En lo que llevo de este retiro obligatorio he podido conectarme poco con los procesos creativos en los que venía trabajando o con proyectos a futuro. Y, más allá de las causas obvias de esta especie de parálisis, lo que me pulsa es la pregunta por el sentido de mis prácticas —no por la engañosa utilidad—. La imposibilidad de consensuar ninguna certeza me pone en entredicho. Acepto, no sin dificultades, el desafío. Al fin y al cabo, las certezas también se aprenden, son eso que acordamos dar por cierto a fuerza de machacar con convención y hábito.

Pero quisiera volver, para cerrar, al inicio de este texto, cuando mencionaba la orfandad en la que estamos: sin trabajo, sin dinero y sin amor. Me gusta pensar a la creación artística como un modo de estar en el mundo, como uno de los tantos intentos por mediar con sus (nuestras) asperezas, como una pulsión vital y amorosa que necesita irremediablemente de lxs otrxs para su despliegue. Lo que esta pandemia vuelve aún más inevitable es la pregunta por nuestro compromiso ético, para que, desde nuestro lugar, nuestro intercambio con este maltratado ecosistema abone a un mundo que sea más vivible para todxs aquellxs, humanos y no-humanos, que lo habitamos. Quizás, desde esta condición, podremos también reafirmar con mayor fuerza nuestro derecho a bien-estar con nuestrxs amigxs en nuestras prácticas artísticas.

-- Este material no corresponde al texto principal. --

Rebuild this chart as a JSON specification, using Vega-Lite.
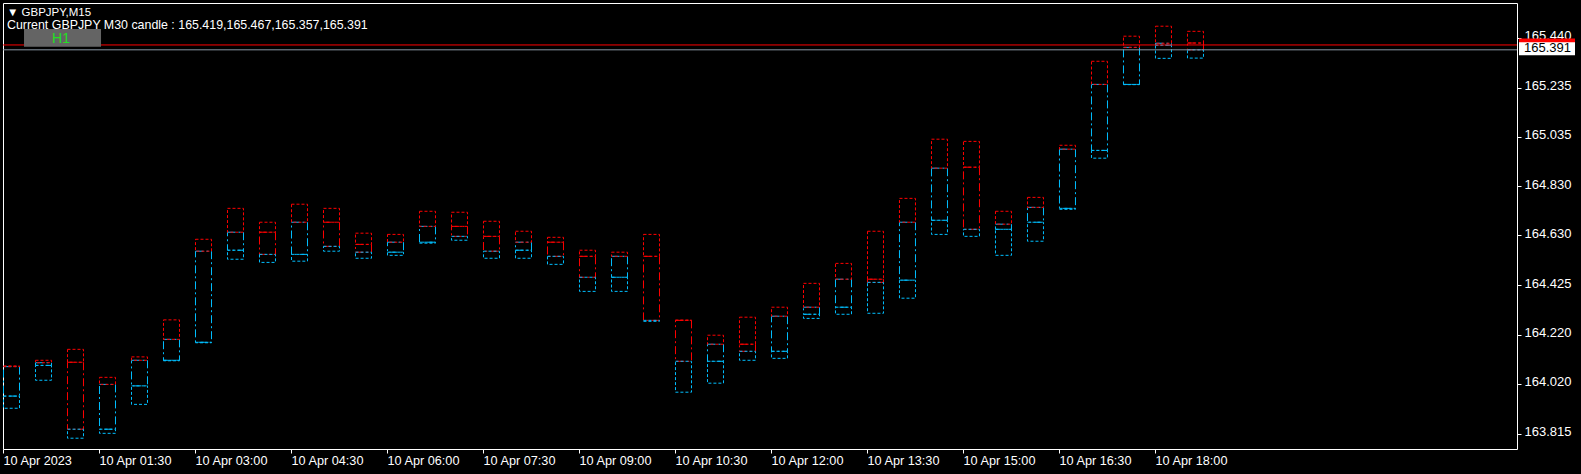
{
  "$schema": "https://vega.github.io/schema/vega-lite/v6.json",
  "width": 1514,
  "height": 446,
  "autosize": "none",
  "padding": {"left": 3, "top": 3, "right": 64, "bottom": 25},
  "background": "#000000",
  "config": {
    "view": {"stroke": "#FFFFFF", "strokeWidth": 1, "fill": "#000000"},
    "font": "Liberation Sans",
    "axis": {"grid": false, "domain": false, "labelColor": "#FFFFFF", "tickColor": "#FFFFFF", "labelFont": "Liberation Sans", "labelFontSize": 12.7, "tickSize": 4, "zindex": 0}
  },
  "title": {
    "text": "▼ GBPJPY,M15",
    "subtitle": "Current GBPJPY M30 candle : 165.419,165.467,165.357,165.391",
    "anchor": "start",
    "frame": "group",
    "offset": -28.5,
    "dx": 4,
    "color": "#FFFFFF",
    "subtitleColor": "#FFFFFF",
    "font": "Liberation Sans, DejaVu Sans",
    "subtitleFont": "Liberation Sans",
    "fontSize": 11.5,
    "subtitleFontSize": 12.4,
    "fontWeight": "normal",
    "subtitlePadding": 0.5
  },
  "datasets": {
    "candles": [
      {"t": "2023-04-10T00:00:00Z", "o": 163.969, "h": 164.093, "l": 163.919, "c": 164.090},
      {"t": "2023-04-10T00:30:00Z", "o": 164.095, "h": 164.116, "l": 164.034, "c": 164.106},
      {"t": "2023-04-10T01:00:00Z", "o": 164.108, "h": 164.161, "l": 163.796, "c": 163.833},
      {"t": "2023-04-10T01:30:00Z", "o": 163.833, "h": 164.046, "l": 163.816, "c": 164.017},
      {"t": "2023-04-10T02:00:00Z", "o": 164.011, "h": 164.130, "l": 163.935, "c": 164.116},
      {"t": "2023-04-10T02:30:00Z", "o": 164.116, "h": 164.282, "l": 164.114, "c": 164.202},
      {"t": "2023-04-10T03:00:00Z", "o": 164.190, "h": 164.613, "l": 164.188, "c": 164.564},
      {"t": "2023-04-10T03:30:00Z", "o": 164.568, "h": 164.740, "l": 164.531, "c": 164.642},
      {"t": "2023-04-10T04:00:00Z", "o": 164.642, "h": 164.683, "l": 164.518, "c": 164.551},
      {"t": "2023-04-10T04:30:00Z", "o": 164.551, "h": 164.757, "l": 164.523, "c": 164.683},
      {"t": "2023-04-10T05:00:00Z", "o": 164.683, "h": 164.740, "l": 164.564, "c": 164.584},
      {"t": "2023-04-10T05:30:00Z", "o": 164.592, "h": 164.638, "l": 164.535, "c": 164.560},
      {"t": "2023-04-10T06:00:00Z", "o": 164.560, "h": 164.633, "l": 164.547, "c": 164.601},
      {"t": "2023-04-10T06:30:00Z", "o": 164.601, "h": 164.728, "l": 164.597, "c": 164.666},
      {"t": "2023-04-10T07:00:00Z", "o": 164.666, "h": 164.724, "l": 164.609, "c": 164.625},
      {"t": "2023-04-10T07:30:00Z", "o": 164.625, "h": 164.687, "l": 164.535, "c": 164.564},
      {"t": "2023-04-10T08:00:00Z", "o": 164.568, "h": 164.646, "l": 164.535, "c": 164.601},
      {"t": "2023-04-10T08:30:00Z", "o": 164.601, "h": 164.621, "l": 164.510, "c": 164.543},
      {"t": "2023-04-10T09:00:00Z", "o": 164.543, "h": 164.568, "l": 164.399, "c": 164.457},
      {"t": "2023-04-10T09:30:00Z", "o": 164.457, "h": 164.560, "l": 164.399, "c": 164.543},
      {"t": "2023-04-10T10:00:00Z", "o": 164.543, "h": 164.633, "l": 164.276, "c": 164.280},
      {"t": "2023-04-10T10:30:00Z", "o": 164.280, "h": 164.281, "l": 163.985, "c": 164.112},
      {"t": "2023-04-10T11:00:00Z", "o": 164.112, "h": 164.219, "l": 164.022, "c": 164.182},
      {"t": "2023-04-10T11:30:00Z", "o": 164.182, "h": 164.293, "l": 164.116, "c": 164.153},
      {"t": "2023-04-10T12:00:00Z", "o": 164.153, "h": 164.334, "l": 164.124, "c": 164.297},
      {"t": "2023-04-10T12:30:00Z", "o": 164.305, "h": 164.432, "l": 164.288, "c": 164.334},
      {"t": "2023-04-10T13:00:00Z", "o": 164.334, "h": 164.514, "l": 164.305, "c": 164.449},
      {"t": "2023-04-10T13:30:00Z", "o": 164.449, "h": 164.646, "l": 164.309, "c": 164.436},
      {"t": "2023-04-10T14:00:00Z", "o": 164.445, "h": 164.781, "l": 164.371, "c": 164.683},
      {"t": "2023-04-10T14:30:00Z", "o": 164.691, "h": 165.024, "l": 164.633, "c": 164.905},
      {"t": "2023-04-10T15:00:00Z", "o": 164.909, "h": 165.015, "l": 164.625, "c": 164.654},
      {"t": "2023-04-10T15:30:00Z", "o": 164.654, "h": 164.728, "l": 164.547, "c": 164.675},
      {"t": "2023-04-10T16:00:00Z", "o": 164.683, "h": 164.785, "l": 164.605, "c": 164.744},
      {"t": "2023-04-10T16:30:00Z", "o": 164.740, "h": 164.999, "l": 164.736, "c": 164.983},
      {"t": "2023-04-10T17:00:00Z", "o": 164.978, "h": 165.344, "l": 164.946, "c": 165.249},
      {"t": "2023-04-10T17:30:00Z", "o": 165.249, "h": 165.447, "l": 165.248, "c": 165.401},
      {"t": "2023-04-10T18:00:00Z", "o": 165.410, "h": 165.488, "l": 165.356, "c": 165.418},
      {"t": "2023-04-10T18:30:00Z", "o": 165.419, "h": 165.467, "l": 165.357, "c": 165.391}
    ]
  },
  "layer": [
    {
      "data": {"name": "candles"},
      "mark": {"type": "rect", "fill": "transparent", "strokeWidth": 1, "strokeDash": [8, 3, 2, 3], "xOffset": 0.5, "x2Offset": 16.5},
      "encoding": {
        "x": {"field": "t", "type": "temporal", "scale": {"type": "utc", "domain": [1681084800000, 1681169964000]},
          "axis": {"values": [1681084800000, 1681090200000, 1681095600000, 1681101000000, 1681106400000, 1681111800000, 1681117200000, 1681122600000, 1681128000000, 1681133400000, 1681138800000, 1681144200000, 1681149600000],
            "labelExpr": "utcFormat(datum.value, '%H:%M') == '00:00' ? '10 Apr 2023' : utcFormat(datum.value, '%d %b %H:%M')",
            "labelAlign": "left", "labelFlush": false, "labelOverlap": false, "labelBound": false, "labelPadding": 1, "title": null, "zindex": 0}},
        "x2": {"field": "t"},
        "y": {"field": "o", "type": "quantitative", "scale": {"domain": [163.7517, 165.5833], "nice": false, "zero": false},
          "axis": {"orient": "right", "values": [163.815, 164.020, 164.220, 164.425, 164.630, 164.830, 165.035, 165.235, 165.440], "format": ".3f", "labelFontSize": 13, "labelPadding": 3, "labelOffset": -2, "labelAlign": "left", "labelBaseline": "middle", "labelFlush": false, "labelOverlap": false, "labelBound": false, "title": null, "zindex": 0}},
        "y2": {"field": "c"},
        "stroke": {"condition": {"test": "datum.o > datum.c", "value": "#FF0000"}, "value": "#00BFFF"}
      }
    },
    {
      "data": {"name": "candles"},
      "transform": [{"filter": "datum.c >= datum.o"}],
      "mark": {"type": "rect", "fill": "transparent", "stroke": "#FF0000", "strokeWidth": 1, "strokeDash": [3, 2], "xOffset": 0.5, "x2Offset": 16.5},
      "encoding": {
        "x": {"field": "t", "type": "temporal", "scale": {"type": "utc", "domain": [1681084800000, 1681169964000]}, "axis": {"title": null}},
        "x2": {"field": "t"},
        "y": {"field": "h", "type": "quantitative", "scale": {"domain": [163.7517, 165.5833], "nice": false, "zero": false}, "axis": {"title": null}},
        "y2": {"field": "c"}
      }
    },
    {
      "data": {"name": "candles"},
      "transform": [{"filter": "datum.c < datum.o"}],
      "mark": {"type": "rect", "fill": "transparent", "stroke": "#FF0000", "strokeWidth": 1, "strokeDash": [3, 2], "xOffset": 0.5, "x2Offset": 16.5},
      "encoding": {
        "x": {"field": "t", "type": "temporal", "scale": {"type": "utc", "domain": [1681084800000, 1681169964000]}, "axis": {"title": null}},
        "x2": {"field": "t"},
        "y": {"field": "h", "type": "quantitative", "scale": {"domain": [163.7517, 165.5833], "nice": false, "zero": false}, "axis": {"title": null}},
        "y2": {"field": "o"}
      }
    },
    {
      "data": {"name": "candles"},
      "transform": [{"filter": "datum.c >= datum.o"}],
      "mark": {"type": "rect", "fill": "transparent", "stroke": "#00BFFF", "strokeWidth": 1, "strokeDash": [3, 2], "xOffset": 0.5, "x2Offset": 16.5},
      "encoding": {
        "x": {"field": "t", "type": "temporal", "scale": {"type": "utc", "domain": [1681084800000, 1681169964000]}, "axis": {"title": null}},
        "x2": {"field": "t"},
        "y": {"field": "o", "type": "quantitative", "scale": {"domain": [163.7517, 165.5833], "nice": false, "zero": false}, "axis": {"title": null}},
        "y2": {"field": "l"}
      }
    },
    {
      "data": {"name": "candles"},
      "transform": [{"filter": "datum.c < datum.o"}],
      "mark": {"type": "rect", "fill": "transparent", "stroke": "#00BFFF", "strokeWidth": 1, "strokeDash": [3, 2], "xOffset": 0.5, "x2Offset": 16.5},
      "encoding": {
        "x": {"field": "t", "type": "temporal", "scale": {"type": "utc", "domain": [1681084800000, 1681169964000]}, "axis": {"title": null}},
        "x2": {"field": "t"},
        "y": {"field": "c", "type": "quantitative", "scale": {"domain": [163.7517, 165.5833], "nice": false, "zero": false}, "axis": {"title": null}},
        "y2": {"field": "l"}
      }
    },
    {
      "data": {"values": [{"price": 165.411}]},
      "mark": {"type": "rule", "stroke": "#FF0000", "strokeWidth": 1},
      "encoding": {
        "y": {"field": "price", "type": "quantitative", "scale": {"domain": [163.7517, 165.5833], "nice": false, "zero": false}, "axis": {"title": null}}
      }
    },
    {
      "data": {"values": [{"price": 165.391}]},
      "mark": {"type": "rule", "stroke": "#8A96A3", "strokeWidth": 1},
      "encoding": {
        "y": {"field": "price", "type": "quantitative", "scale": {"domain": [163.7517, 165.5833], "nice": false, "zero": false}, "axis": {"title": null}}
      }
    },
    {
      "data": {"values": [{"price": 165.411}]},
      "mark": {"type": "rect", "fill": "#FF0000", "xOffset": 2, "x2Offset": 58, "yOffset": -6.5, "y2Offset": 7.5, "clip": false},
      "encoding": {
        "x": {"value": "width"},
        "x2": {"value": "width"},
        "y": {"field": "price", "type": "quantitative", "scale": {"domain": [163.7517, 165.5833], "nice": false, "zero": false}, "axis": {"title": null}},
        "y2": {"field": "price"}
      }
    },
    {
      "data": {"values": [{"price": 165.391}]},
      "mark": {"type": "rect", "fill": "#FFFFFF", "xOffset": 2, "x2Offset": 58, "yOffset": -7.5, "y2Offset": 5.5, "clip": false},
      "encoding": {
        "x": {"value": "width"},
        "x2": {"value": "width"},
        "y": {"field": "price", "type": "quantitative", "scale": {"domain": [163.7517, 165.5833], "nice": false, "zero": false}, "axis": {"title": null}},
        "y2": {"field": "price"}
      }
    },
    {
      "data": {"values": [{"price": 165.391}]},
      "mark": {"type": "text", "fill": "#000000", "font": "Liberation Sans", "fontSize": 13, "align": "left", "baseline": "middle", "xOffset": 7, "yOffset": -1.5},
      "encoding": {
        "x": {"value": "width"},
        "y": {"field": "price", "type": "quantitative", "scale": {"domain": [163.7517, 165.5833], "nice": false, "zero": false}, "axis": {"title": null}},
        "text": {"field": "price", "type": "quantitative", "format": ".3f"}
      }
    },
    {
      "data": {"values": [{"label": "H1"}]},
      "mark": {"type": "rect", "fill": "#646464"},
      "encoding": {
        "x": {"datum": 1681085982000, "type": "temporal", "scale": {"type": "utc", "domain": [1681084800000, 1681169964000]}, "axis": {"title": null}},
        "x2": {"datum": 1681090314000},
        "y": {"datum": 165.4765, "type": "quantitative", "scale": {"domain": [163.7517, 165.5833], "nice": false, "zero": false}, "axis": {"title": null}},
        "y2": {"datum": 165.4039}
      }
    },
    {
      "data": {"values": [{"label": "H1"}]},
      "mark": {"type": "text", "fill": "#22E022", "font": "Liberation Sans", "fontSize": 14, "align": "center", "baseline": "middle"},
      "encoding": {
        "x": {"datum": 1681088062000, "type": "temporal", "scale": {"type": "utc", "domain": [1681084800000, 1681169964000]}, "axis": {"title": null}},
        "y": {"datum": 165.4375, "type": "quantitative", "scale": {"domain": [163.7517, 165.5833], "nice": false, "zero": false}, "axis": {"title": null}},
        "text": {"field": "label"}
      }
    }
  ]
}
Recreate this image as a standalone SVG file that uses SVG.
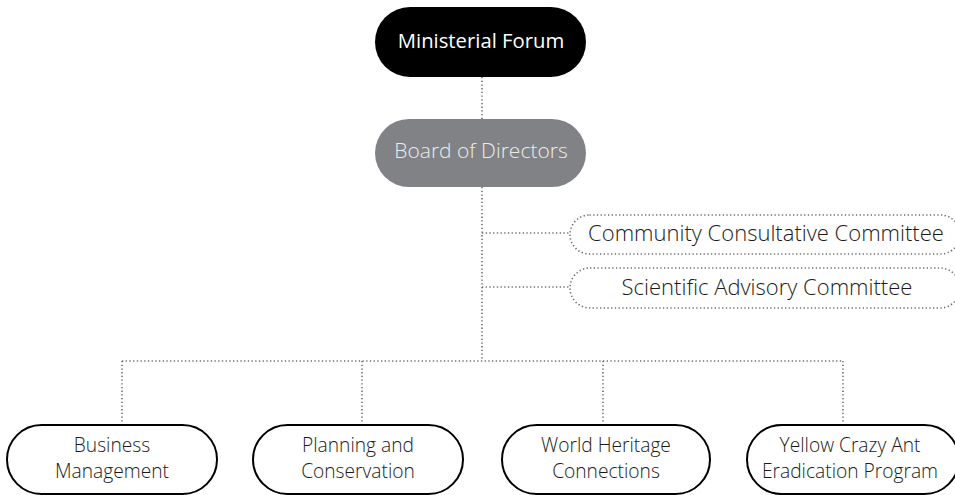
<svg xmlns="http://www.w3.org/2000/svg" width="955" height="495" viewBox="0 0 955 495">
<style>
.t{font-family:"Open Sans","Noto Sans","Liberation Sans",sans-serif;font-weight:300;font-size:19.2px;fill:#1a1a1a;text-anchor:middle}
.cm{font-size:22px}
.w{fill:#ffffff;font-weight:500;font-size:20.3px}
.g{fill:#ececec;font-size:21px}
.box{fill:#ffffff;stroke:#000000;stroke-width:2}
.dbox{fill:#ffffff;stroke:#6d6e71;stroke-width:1.6;stroke-dasharray:1.3 2.4}
.c{fill:none;stroke:#6d6e71;stroke-width:1.6;stroke-dasharray:1.3 2.4}
</style>
<rect width="955" height="495" fill="#ffffff"/>
<g id="connectors">
<line class="c" x1="482" y1="77" x2="482" y2="119"/>
<line class="c" x1="482" y1="187" x2="482" y2="361"/>
<line class="c" x1="482" y1="233" x2="570" y2="233"/>
<line class="c" x1="482" y1="287" x2="570" y2="287"/>
<line class="c" x1="122" y1="361" x2="843" y2="361"/>
<line class="c" x1="122" y1="361" x2="122" y2="424"/>
<line class="c" x1="362" y1="361" x2="362" y2="424"/>
<line class="c" x1="603" y1="361" x2="603" y2="424"/>
<line class="c" x1="843" y1="361" x2="843" y2="424"/>
</g>
<g id="ministerial-forum">
<rect x="375" y="7" width="211" height="70" rx="35" fill="#000000"/>
<text class="t w" x="481" y="48">Ministerial Forum</text>
</g>
<g id="board-of-directors">
<rect x="375" y="119" width="211" height="68" rx="34" fill="#808285"/>
<text class="t g" x="481" y="158">Board of Directors</text>
</g>
<g id="community-consultative-committee">
<rect class="dbox" x="570" y="215" width="390" height="39" rx="19.5"/>
<text class="t cm" x="766" y="241">Community Consultative Committee</text>
</g>
<g id="scientific-advisory-committee">
<rect class="dbox" x="570" y="268" width="390" height="40" rx="20"/>
<text class="t cm" x="767" y="295">Scientific Advisory Committee</text>
</g>
<g id="business-management">
<rect class="box" x="7" y="425" width="210" height="69" rx="34.5"/>
<text class="t" x="112" y="452">Business</text>
<text class="t" x="112" y="478">Management</text>
</g>
<g id="planning-and-conservation">
<rect class="box" x="253" y="425" width="210" height="69" rx="34.5"/>
<text class="t" x="358" y="452">Planning and</text>
<text class="t" x="358" y="478">Conservation</text>
</g>
<g id="world-heritage-connections">
<rect class="box" x="502" y="425" width="208" height="69" rx="34.5"/>
<text class="t" x="606" y="452">World Heritage</text>
<text class="t" x="606" y="478">Connections</text>
</g>
<g id="yellow-crazy-ant">
<rect class="box" x="747" y="425" width="212" height="69" rx="34.5"/>
<text class="t" x="850" y="452">Yellow Crazy Ant</text>
<text class="t" x="850" y="478">Eradication Program</text>
</g>
</svg>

Mi hija, que tiene poco más de dos años, me dijo hace unos días “mamá, vamos a comprar para comprar”. Quería salir. Comprar como vía de escape. Cuando la escuché, pensé en su ingenua rapidez para definir el fundamento de la sociedad en la que vivimos. Me gustaría poder reemplazar sus palabras con estas otras: “vivir para bien vivir”, aun a riesgo de volver a aterrizar de boca en el asfalto, después de un golpe seco por la espalda.